## Your instructions
Omit all images, then repeat exactly the lines below from the one containing "Generate a Python" through the one containing "lift_ph_qs = [-2.5, -5.0, -11.3, -17.2, -20.5, -25.0, -29.0]", both ends included.

═══

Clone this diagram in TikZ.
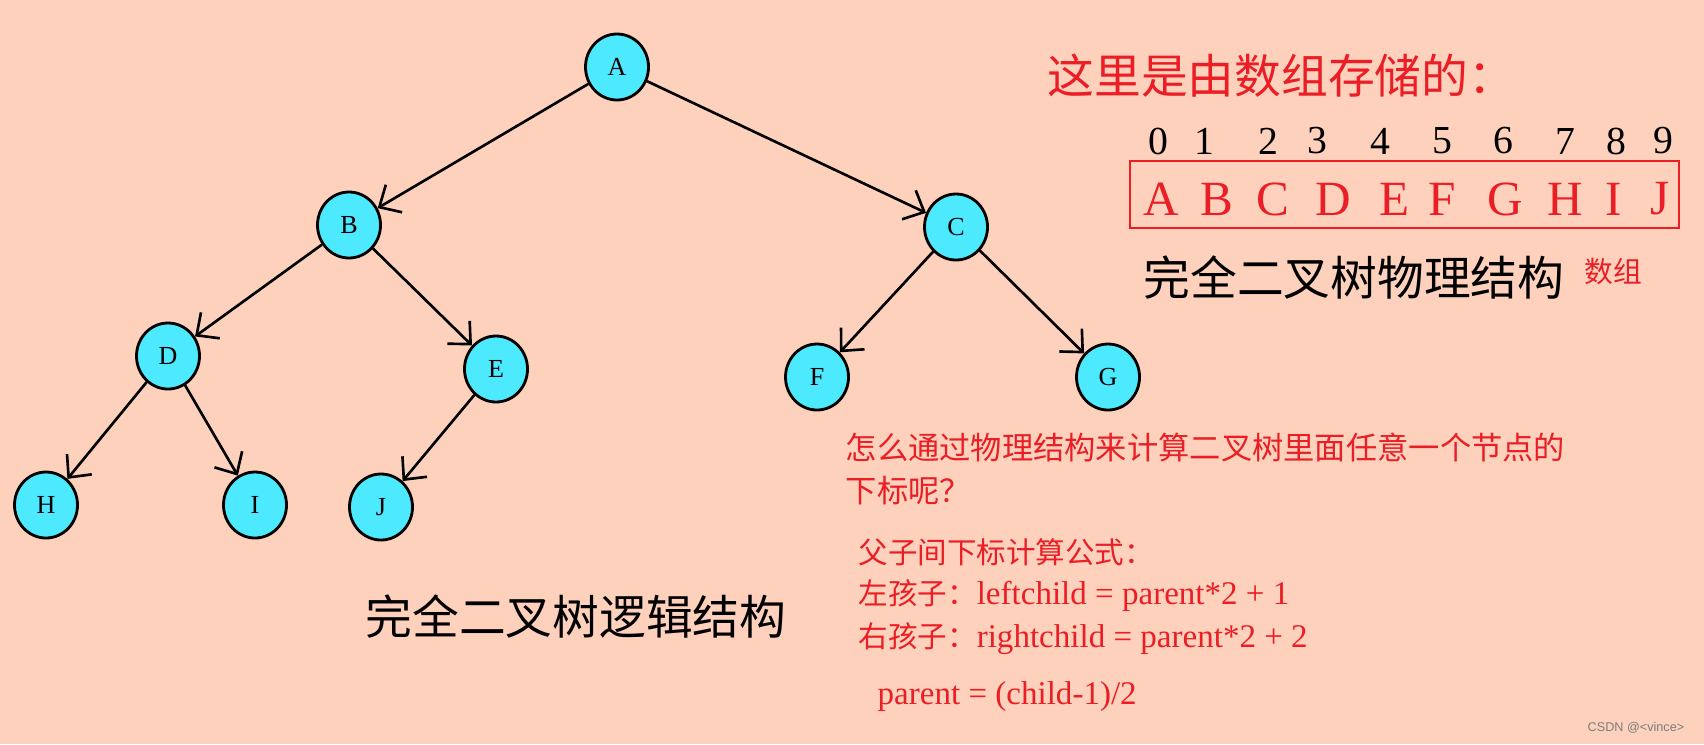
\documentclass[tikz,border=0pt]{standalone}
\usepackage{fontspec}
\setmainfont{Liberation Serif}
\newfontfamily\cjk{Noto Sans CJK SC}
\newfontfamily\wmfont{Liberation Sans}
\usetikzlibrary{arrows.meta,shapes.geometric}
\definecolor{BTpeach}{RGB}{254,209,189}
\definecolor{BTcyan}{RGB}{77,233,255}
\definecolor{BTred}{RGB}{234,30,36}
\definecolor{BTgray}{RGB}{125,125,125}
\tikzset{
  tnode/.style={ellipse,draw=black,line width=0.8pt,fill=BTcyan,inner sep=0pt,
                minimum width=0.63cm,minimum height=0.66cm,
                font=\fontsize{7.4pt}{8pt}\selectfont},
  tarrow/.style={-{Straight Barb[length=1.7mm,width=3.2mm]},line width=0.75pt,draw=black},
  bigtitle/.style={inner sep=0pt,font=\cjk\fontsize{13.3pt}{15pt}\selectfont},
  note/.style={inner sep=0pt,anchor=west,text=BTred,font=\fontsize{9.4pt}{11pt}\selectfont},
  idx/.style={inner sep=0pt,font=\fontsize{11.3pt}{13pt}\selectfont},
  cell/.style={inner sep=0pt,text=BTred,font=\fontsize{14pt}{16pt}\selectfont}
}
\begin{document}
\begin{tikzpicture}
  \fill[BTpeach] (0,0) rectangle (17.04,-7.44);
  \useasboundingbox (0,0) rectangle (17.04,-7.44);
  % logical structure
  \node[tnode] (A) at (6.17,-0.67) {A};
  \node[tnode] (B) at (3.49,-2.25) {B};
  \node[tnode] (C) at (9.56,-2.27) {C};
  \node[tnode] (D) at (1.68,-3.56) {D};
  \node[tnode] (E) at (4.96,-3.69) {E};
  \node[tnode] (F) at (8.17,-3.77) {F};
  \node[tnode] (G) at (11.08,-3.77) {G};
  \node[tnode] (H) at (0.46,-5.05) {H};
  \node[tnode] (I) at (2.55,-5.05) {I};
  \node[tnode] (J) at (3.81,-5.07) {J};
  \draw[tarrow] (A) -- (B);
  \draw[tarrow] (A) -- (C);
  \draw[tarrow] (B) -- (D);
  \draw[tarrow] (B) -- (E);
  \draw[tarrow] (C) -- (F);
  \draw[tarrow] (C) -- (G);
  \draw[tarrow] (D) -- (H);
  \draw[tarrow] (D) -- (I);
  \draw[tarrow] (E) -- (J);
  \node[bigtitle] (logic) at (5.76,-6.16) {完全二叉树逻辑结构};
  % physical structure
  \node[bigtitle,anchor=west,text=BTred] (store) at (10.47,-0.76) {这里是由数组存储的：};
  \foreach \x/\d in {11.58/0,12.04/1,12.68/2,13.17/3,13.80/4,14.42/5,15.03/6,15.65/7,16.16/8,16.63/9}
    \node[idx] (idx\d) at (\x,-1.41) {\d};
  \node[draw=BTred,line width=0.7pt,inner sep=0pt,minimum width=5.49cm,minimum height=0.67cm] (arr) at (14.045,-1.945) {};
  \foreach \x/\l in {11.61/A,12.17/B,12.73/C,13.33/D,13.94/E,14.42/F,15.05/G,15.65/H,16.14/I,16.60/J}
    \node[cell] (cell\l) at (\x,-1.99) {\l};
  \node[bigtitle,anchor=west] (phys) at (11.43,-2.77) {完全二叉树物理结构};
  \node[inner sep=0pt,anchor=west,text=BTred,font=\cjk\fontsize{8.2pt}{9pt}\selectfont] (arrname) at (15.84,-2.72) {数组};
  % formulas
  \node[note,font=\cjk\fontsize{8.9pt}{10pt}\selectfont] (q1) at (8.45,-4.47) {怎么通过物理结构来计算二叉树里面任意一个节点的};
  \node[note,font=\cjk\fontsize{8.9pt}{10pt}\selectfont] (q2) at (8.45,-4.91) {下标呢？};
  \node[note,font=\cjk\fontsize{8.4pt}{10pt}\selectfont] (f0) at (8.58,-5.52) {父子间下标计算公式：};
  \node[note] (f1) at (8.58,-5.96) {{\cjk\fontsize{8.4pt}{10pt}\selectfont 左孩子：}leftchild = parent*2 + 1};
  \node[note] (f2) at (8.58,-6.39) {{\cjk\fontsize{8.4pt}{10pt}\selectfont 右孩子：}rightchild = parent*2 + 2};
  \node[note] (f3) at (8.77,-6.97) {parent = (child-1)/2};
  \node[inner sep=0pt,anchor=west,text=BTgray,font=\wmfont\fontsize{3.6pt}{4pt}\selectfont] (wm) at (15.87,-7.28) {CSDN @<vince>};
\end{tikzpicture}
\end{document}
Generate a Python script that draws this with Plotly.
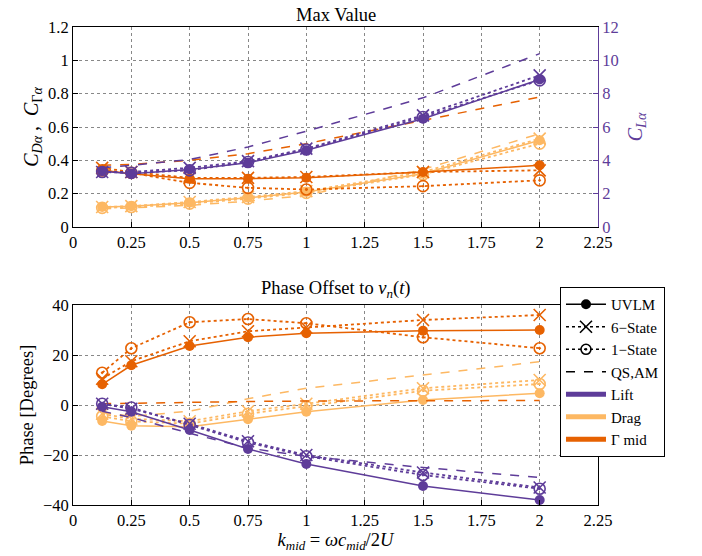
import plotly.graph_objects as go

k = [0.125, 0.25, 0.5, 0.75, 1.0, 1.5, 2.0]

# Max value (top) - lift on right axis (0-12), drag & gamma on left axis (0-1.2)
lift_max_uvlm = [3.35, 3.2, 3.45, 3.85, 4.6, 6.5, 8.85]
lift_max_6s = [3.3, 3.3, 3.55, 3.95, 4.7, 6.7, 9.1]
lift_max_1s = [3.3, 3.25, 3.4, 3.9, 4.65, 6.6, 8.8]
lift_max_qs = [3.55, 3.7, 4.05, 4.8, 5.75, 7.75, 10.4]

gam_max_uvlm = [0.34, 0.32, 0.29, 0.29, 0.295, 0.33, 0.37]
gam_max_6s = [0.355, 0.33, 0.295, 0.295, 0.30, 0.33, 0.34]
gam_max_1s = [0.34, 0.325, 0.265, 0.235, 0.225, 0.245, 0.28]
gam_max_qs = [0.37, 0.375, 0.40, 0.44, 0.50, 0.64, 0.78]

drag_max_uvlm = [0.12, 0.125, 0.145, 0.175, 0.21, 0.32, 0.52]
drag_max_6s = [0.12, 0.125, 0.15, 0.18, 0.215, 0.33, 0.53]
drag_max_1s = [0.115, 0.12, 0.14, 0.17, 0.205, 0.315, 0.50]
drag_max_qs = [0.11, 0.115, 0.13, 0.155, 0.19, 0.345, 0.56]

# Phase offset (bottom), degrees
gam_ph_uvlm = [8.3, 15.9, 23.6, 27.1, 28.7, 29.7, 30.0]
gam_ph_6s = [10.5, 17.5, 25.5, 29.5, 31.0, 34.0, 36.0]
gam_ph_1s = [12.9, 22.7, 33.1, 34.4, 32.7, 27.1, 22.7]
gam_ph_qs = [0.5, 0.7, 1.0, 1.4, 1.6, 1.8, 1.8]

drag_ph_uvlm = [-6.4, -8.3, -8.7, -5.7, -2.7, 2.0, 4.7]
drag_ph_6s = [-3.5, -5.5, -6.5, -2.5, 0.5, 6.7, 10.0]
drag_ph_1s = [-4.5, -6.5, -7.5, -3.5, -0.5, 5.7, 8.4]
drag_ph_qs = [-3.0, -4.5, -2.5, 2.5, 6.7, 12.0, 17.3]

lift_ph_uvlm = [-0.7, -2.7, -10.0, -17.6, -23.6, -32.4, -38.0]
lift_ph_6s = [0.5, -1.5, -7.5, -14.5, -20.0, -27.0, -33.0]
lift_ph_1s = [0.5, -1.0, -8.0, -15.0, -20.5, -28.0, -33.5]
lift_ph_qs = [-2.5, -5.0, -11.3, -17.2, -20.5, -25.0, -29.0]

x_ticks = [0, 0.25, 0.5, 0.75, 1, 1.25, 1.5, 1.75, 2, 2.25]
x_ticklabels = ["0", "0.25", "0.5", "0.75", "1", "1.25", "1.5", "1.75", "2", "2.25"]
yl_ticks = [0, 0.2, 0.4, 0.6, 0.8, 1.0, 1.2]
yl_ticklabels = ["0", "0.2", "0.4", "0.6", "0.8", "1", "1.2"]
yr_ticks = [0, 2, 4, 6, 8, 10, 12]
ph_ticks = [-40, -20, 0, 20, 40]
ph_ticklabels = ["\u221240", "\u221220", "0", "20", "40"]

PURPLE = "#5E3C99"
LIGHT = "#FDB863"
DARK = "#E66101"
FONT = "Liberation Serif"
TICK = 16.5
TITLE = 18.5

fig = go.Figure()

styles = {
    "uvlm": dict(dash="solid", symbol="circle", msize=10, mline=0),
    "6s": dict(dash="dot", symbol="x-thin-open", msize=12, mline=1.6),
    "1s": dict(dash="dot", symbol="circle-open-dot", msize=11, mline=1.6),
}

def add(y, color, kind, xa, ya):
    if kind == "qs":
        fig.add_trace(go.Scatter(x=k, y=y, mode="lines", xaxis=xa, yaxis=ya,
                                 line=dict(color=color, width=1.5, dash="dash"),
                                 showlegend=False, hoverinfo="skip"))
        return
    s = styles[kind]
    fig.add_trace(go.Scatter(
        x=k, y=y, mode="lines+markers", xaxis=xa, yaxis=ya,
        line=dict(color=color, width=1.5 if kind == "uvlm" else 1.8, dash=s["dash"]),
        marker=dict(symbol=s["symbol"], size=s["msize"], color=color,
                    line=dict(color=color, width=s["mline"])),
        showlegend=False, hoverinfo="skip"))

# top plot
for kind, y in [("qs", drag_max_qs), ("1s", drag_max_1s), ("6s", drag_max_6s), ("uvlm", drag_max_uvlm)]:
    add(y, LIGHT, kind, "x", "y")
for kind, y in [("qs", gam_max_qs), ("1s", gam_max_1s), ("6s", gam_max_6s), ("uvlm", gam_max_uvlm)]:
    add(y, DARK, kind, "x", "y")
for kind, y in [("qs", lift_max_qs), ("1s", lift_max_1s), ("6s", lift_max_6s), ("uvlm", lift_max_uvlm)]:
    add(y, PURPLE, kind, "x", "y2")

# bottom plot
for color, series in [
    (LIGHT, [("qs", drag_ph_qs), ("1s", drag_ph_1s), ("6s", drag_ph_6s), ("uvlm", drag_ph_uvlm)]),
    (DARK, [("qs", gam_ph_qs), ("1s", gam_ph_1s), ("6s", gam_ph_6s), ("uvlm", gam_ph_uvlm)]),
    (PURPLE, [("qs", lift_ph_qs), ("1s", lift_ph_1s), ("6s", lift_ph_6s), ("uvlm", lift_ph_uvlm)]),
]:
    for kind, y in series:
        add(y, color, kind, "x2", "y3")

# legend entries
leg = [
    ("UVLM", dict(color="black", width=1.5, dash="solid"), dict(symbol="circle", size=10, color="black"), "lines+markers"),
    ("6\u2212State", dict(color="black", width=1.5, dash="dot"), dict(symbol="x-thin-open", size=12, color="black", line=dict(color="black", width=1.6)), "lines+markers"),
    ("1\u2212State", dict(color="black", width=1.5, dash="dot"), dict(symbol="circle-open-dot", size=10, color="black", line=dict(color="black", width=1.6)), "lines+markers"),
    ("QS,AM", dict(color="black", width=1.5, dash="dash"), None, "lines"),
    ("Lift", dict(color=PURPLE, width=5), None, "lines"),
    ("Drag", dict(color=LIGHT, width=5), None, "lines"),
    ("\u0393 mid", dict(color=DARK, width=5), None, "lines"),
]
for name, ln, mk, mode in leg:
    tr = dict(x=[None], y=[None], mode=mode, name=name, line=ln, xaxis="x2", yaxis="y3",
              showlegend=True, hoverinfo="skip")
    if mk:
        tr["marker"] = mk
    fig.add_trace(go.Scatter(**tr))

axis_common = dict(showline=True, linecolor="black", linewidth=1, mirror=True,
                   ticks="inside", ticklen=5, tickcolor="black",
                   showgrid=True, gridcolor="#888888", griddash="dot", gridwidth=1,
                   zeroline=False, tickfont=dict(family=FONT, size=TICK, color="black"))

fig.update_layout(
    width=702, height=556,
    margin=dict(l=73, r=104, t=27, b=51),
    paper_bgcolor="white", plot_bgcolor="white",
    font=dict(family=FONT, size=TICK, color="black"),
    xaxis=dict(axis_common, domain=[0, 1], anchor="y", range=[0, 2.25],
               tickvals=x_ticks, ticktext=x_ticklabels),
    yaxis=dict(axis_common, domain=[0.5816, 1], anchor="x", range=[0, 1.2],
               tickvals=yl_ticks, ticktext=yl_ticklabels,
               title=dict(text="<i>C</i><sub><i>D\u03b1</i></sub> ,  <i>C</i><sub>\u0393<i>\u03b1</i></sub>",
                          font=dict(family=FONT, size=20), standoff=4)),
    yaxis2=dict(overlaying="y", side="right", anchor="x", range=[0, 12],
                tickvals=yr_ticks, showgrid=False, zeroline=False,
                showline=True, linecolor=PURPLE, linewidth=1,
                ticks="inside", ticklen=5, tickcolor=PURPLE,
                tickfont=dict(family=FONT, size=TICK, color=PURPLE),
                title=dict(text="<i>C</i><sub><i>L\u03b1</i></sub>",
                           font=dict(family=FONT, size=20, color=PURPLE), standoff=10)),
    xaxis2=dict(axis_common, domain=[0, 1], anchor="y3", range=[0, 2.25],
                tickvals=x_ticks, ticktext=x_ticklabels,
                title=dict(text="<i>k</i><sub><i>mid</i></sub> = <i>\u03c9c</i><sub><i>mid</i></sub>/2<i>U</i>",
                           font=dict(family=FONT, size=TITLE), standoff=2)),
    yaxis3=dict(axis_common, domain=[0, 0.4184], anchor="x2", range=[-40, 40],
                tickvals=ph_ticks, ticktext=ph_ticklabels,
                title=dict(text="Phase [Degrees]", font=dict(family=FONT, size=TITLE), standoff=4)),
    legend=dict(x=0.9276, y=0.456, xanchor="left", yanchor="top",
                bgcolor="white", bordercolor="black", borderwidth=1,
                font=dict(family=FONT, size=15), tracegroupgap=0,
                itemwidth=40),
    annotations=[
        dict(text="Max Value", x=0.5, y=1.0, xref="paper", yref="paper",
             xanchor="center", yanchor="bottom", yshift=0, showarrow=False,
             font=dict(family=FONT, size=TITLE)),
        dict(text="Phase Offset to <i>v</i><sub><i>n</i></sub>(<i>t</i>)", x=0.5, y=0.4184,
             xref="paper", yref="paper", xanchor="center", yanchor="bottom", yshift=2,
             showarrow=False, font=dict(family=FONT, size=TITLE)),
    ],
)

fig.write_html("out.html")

═══

## Answer to this problem
Generate a Python script that draws this with Plotly.
import plotly.graph_objects as go

k = [0.125, 0.25, 0.5, 0.75, 1.0, 1.5, 2.0]

# Max value (top) - lift on right axis (0-12), drag & gamma on left axis (0-1.2)
lift_max_uvlm = [3.35, 3.2, 3.45, 3.85, 4.6, 6.5, 8.85]
lift_max_6s = [3.3, 3.3, 3.55, 3.95, 4.7, 6.7, 9.1]
lift_max_1s = [3.3, 3.25, 3.4, 3.9, 4.65, 6.6, 8.8]
lift_max_qs = [3.55, 3.7, 4.05, 4.8, 5.75, 7.75, 10.4]

gam_max_uvlm = [0.34, 0.32, 0.29, 0.29, 0.295, 0.33, 0.37]
gam_max_6s = [0.355, 0.33, 0.295, 0.295, 0.30, 0.33, 0.34]
gam_max_1s = [0.34, 0.325, 0.265, 0.235, 0.225, 0.245, 0.28]
gam_max_qs = [0.37, 0.375, 0.40, 0.44, 0.50, 0.64, 0.78]

drag_max_uvlm = [0.12, 0.125, 0.145, 0.175, 0.21, 0.32, 0.52]
drag_max_6s = [0.12, 0.125, 0.15, 0.18, 0.215, 0.33, 0.53]
drag_max_1s = [0.115, 0.12, 0.14, 0.17, 0.205, 0.315, 0.50]
drag_max_qs = [0.11, 0.115, 0.13, 0.155, 0.19, 0.345, 0.56]

# Phase offset (bottom), degrees
gam_ph_uvlm = [8.3, 15.9, 23.6, 27.1, 28.7, 29.7, 30.0]
gam_ph_6s = [10.5, 17.5, 25.5, 29.5, 31.0, 34.0, 36.0]
gam_ph_1s = [12.9, 22.7, 33.1, 34.4, 32.7, 27.1, 22.7]
gam_ph_qs = [0.5, 0.7, 1.0, 1.4, 1.6, 1.8, 1.8]

drag_ph_uvlm = [-6.4, -8.3, -8.7, -5.7, -2.7, 2.0, 4.7]
drag_ph_6s = [-3.5, -5.5, -6.5, -2.5, 0.5, 6.7, 10.0]
drag_ph_1s = [-4.5, -6.5, -7.5, -3.5, -0.5, 5.7, 8.4]
drag_ph_qs = [-3.0, -4.5, -2.5, 2.5, 6.7, 12.0, 17.3]

lift_ph_uvlm = [-0.7, -2.7, -10.0, -17.6, -23.6, -32.4, -38.0]
lift_ph_6s = [0.5, -1.5, -7.5, -14.5, -20.0, -27.0, -33.0]
lift_ph_1s = [0.5, -1.0, -8.0, -15.0, -20.5, -28.0, -33.5]
lift_ph_qs = [-2.5, -5.0, -11.3, -17.2, -20.5, -25.0, -29.0]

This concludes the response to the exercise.